Checkpointing requires configuration on both the scheduler and the workers: the scheduler decides when checkpoints are created, while the workers store the checkpoint data.
Note
Checkpointing is a no-op when the query's shuffles already write to a shared storage system. In that case the intermediate state is persisted there as part of normal execution, so there is nothing extra for checkpointing to store.
Scheduler configuration
Enable checkpointing on the scheduler by adding the [scheduler.checkpoint] section. The period
controls how often checkpoints are created: once the period has passed after a stage has completed,
a checkpoint is created.
[scheduler]
enabled = true
# ...
[scheduler.checkpoint]
enabled = true
period = "10 mins"
Checkpointing must be turned on by setting enabled = true, just like the other components. The
period accepts either a jiff friendly duration format (see
the jiff documentation) or an ISO 8601 duration
format, e.g. PT10M for 10 minutes.
Worker configuration
Each worker needs a location to store its checkpoint data, configured through
worker.checkpoint_location. This can be a shared filesystem or an object store on S3, Google Cloud
Storage, or Azure Blob Storage.
Shared filesystem
If your infrastructure has some shared storage file system, such as NFS (or CephFs, etc.), you can use that here. The path must be accessible by all workers on the same path.
[worker]
enabled = true
checkpoint_location.shared_filesystem.path = "/mnt/storage/polars/checkpoints"
S3-compatible storage
[worker]
enabled = true
checkpoint_location.s3.url = "s3://bucket/path/to/key"
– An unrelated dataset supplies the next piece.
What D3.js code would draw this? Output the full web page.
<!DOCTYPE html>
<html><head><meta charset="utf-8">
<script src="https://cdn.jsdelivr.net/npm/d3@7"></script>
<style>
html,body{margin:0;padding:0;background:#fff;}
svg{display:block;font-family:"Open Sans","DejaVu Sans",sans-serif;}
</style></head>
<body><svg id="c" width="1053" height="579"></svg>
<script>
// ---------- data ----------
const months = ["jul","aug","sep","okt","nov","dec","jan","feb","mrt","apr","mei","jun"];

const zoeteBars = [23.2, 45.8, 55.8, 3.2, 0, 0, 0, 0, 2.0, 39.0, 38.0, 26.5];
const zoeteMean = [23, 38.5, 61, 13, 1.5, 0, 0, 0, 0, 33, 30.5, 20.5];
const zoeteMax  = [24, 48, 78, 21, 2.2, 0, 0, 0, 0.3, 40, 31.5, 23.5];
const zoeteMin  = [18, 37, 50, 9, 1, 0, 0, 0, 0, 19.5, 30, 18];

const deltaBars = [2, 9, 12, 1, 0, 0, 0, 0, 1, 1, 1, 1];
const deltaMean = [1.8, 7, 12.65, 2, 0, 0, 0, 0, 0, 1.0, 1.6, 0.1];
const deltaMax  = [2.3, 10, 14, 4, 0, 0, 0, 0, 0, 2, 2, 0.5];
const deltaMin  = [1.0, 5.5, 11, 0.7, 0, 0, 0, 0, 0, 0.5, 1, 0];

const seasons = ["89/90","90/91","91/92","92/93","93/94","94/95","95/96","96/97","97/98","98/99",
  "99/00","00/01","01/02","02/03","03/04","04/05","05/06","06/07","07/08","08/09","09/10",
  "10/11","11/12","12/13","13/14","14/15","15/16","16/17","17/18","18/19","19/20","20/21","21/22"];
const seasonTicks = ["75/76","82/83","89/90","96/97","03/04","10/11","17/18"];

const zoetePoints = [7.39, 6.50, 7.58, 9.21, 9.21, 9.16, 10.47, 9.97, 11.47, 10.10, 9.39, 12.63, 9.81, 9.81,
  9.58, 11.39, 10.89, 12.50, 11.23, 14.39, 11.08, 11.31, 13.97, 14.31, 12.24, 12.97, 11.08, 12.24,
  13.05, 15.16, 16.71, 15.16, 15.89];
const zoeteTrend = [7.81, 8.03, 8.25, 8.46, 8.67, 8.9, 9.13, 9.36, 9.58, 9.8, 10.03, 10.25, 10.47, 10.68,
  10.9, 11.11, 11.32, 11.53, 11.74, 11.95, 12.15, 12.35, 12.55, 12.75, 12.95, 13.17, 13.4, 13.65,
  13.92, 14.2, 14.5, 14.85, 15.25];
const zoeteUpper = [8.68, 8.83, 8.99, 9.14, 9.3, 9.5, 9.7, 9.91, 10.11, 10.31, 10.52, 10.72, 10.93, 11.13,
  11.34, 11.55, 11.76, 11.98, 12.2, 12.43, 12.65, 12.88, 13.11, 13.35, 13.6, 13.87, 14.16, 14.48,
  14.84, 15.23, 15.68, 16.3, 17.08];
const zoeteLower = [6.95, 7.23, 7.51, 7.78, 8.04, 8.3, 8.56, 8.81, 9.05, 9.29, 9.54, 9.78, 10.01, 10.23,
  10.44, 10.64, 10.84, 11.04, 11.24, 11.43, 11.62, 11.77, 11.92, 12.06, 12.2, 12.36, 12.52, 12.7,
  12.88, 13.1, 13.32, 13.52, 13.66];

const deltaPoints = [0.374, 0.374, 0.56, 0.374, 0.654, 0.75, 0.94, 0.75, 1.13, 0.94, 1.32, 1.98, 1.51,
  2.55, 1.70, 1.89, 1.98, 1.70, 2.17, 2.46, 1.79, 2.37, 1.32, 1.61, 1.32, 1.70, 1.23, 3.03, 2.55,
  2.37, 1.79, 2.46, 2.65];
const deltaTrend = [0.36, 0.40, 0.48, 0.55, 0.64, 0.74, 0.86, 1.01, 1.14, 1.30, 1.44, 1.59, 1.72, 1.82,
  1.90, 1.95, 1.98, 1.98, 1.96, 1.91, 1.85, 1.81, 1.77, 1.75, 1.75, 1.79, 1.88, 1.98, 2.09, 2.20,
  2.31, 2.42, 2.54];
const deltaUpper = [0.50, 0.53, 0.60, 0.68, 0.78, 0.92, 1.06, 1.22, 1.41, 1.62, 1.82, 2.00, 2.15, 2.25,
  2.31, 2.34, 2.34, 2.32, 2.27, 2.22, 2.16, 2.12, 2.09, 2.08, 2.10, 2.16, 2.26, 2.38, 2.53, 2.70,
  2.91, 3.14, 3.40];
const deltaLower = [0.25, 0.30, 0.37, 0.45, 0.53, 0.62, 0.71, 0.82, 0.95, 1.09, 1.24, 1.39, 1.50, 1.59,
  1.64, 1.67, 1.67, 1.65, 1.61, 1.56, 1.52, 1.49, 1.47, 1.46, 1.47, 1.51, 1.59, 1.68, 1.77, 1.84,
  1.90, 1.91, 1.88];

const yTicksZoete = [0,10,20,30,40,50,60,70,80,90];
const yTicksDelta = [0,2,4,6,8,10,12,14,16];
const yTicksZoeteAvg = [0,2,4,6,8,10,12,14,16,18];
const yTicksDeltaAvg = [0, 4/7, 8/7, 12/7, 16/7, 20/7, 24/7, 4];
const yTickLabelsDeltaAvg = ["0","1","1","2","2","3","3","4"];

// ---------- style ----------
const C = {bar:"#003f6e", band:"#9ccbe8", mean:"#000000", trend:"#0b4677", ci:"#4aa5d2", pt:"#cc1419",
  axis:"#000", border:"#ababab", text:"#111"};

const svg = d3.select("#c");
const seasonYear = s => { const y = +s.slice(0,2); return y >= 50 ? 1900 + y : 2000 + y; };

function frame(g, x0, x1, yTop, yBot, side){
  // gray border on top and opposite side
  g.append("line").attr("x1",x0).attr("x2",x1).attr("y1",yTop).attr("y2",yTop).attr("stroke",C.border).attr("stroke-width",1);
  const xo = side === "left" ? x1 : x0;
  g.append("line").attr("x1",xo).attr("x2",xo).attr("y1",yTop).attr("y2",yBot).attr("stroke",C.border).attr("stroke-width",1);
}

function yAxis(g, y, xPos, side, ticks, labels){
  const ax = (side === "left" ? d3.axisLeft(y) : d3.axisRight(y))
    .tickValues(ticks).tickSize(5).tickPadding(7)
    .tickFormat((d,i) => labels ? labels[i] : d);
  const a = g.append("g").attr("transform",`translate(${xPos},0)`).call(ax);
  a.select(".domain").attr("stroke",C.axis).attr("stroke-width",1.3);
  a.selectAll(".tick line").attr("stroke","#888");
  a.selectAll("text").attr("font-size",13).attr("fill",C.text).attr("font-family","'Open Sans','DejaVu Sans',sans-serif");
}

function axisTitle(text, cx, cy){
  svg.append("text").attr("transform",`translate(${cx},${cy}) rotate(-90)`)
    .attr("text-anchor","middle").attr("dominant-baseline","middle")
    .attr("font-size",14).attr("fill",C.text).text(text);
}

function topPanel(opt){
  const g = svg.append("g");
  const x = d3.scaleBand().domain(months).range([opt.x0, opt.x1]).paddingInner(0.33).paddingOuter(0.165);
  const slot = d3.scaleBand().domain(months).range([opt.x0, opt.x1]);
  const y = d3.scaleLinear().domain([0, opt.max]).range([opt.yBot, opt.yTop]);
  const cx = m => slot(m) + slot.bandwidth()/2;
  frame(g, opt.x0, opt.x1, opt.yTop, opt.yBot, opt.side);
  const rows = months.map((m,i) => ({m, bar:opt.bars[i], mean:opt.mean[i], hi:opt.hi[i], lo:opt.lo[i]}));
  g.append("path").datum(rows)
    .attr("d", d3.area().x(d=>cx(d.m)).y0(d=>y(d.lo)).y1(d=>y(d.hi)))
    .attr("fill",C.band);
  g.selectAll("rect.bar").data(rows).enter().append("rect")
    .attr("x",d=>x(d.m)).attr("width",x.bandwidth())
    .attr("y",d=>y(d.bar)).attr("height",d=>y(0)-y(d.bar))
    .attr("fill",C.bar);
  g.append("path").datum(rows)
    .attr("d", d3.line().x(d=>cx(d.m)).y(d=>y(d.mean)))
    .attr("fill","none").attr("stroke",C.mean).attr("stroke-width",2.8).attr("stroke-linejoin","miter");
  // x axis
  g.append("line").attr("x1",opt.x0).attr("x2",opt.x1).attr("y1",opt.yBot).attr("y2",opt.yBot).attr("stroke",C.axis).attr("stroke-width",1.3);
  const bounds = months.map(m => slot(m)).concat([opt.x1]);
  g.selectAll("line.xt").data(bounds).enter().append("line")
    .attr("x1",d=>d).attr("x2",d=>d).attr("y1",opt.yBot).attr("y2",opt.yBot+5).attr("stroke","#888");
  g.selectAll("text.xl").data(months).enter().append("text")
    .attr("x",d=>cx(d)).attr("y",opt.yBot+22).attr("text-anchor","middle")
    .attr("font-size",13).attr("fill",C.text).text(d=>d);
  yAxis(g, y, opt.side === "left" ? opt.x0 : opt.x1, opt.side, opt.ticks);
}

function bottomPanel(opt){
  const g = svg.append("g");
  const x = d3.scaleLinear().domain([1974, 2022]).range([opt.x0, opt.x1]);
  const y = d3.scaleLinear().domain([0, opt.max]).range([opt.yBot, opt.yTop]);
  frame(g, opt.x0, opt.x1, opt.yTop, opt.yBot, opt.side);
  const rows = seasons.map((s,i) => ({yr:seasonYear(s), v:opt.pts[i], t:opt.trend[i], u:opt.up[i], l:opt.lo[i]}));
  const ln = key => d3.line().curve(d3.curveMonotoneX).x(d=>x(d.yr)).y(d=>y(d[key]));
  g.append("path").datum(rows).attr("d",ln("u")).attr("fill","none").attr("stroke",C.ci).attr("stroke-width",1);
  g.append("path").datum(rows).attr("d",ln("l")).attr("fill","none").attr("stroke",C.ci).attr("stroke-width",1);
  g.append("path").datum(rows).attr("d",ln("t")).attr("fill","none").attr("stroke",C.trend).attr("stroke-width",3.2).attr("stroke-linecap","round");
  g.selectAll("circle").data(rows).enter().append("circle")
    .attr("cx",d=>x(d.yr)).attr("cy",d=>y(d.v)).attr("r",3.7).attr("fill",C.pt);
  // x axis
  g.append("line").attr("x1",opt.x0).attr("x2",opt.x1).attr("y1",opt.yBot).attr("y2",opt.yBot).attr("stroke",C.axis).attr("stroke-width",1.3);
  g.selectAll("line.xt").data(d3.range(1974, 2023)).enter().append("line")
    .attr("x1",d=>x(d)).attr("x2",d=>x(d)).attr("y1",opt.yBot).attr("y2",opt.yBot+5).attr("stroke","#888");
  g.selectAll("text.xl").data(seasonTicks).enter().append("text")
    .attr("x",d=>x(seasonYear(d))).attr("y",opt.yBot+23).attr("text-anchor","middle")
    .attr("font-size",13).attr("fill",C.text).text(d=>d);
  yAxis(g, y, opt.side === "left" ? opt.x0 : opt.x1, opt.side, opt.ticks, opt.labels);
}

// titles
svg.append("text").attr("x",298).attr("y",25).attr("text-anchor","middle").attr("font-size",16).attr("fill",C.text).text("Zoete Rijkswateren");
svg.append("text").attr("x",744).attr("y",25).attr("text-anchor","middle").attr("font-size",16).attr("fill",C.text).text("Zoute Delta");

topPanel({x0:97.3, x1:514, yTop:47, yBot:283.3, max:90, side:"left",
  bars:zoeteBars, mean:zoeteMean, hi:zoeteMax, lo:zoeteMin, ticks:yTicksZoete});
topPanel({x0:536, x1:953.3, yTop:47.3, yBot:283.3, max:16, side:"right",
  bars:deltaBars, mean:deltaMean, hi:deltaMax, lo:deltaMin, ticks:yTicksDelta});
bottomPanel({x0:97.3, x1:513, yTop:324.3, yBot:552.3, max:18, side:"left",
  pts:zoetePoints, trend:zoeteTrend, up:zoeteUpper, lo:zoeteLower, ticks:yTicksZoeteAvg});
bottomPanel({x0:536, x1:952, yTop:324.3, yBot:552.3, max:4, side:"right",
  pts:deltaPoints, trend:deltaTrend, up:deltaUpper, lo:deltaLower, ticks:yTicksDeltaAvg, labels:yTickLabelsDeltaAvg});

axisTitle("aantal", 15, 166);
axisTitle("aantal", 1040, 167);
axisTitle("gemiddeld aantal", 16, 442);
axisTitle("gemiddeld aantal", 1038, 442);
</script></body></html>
checkpoint_location.s3.aws_access_key_id = "YOURACCESSKEY"
checkpoint_location.s3.aws_secret_access_key = "YOURSECRETKEY"
If you self-host an S3-compatible storage solution, you can override the aws_endpoint_url
configuration option.
[worker]
checkpoint_location.s3.aws_endpoint_url = "http://your-s3-compatible-storage-host:8080"
Google Cloud Storage
[worker]
enabled = true
checkpoint_location.gcs.url = "gs://bucket/path/to/key"
checkpoint_location.gcs.google_service_account_path = "/etc/polars/gcs-service-account.json"
Azure Blob Storage
[worker]
enabled = true
checkpoint_location.abs.url = "az://container/path/to/key"
checkpoint_location.abs.azure_storage_account_name = "YOURACCOUNT"
checkpoint_location.abs.azure_storage_account_key = "YOURKEY"
Object store options
For the object store options (s3, gcs, and abs), the allowed keys are the same as in
scan_parquet()
(e.g. aws_access_key_id, google_service_account_path, azure_storage_account_name). You
can use any other cloud provider that supports the S3 API, such as MinIO or DigitalOcean Spaces.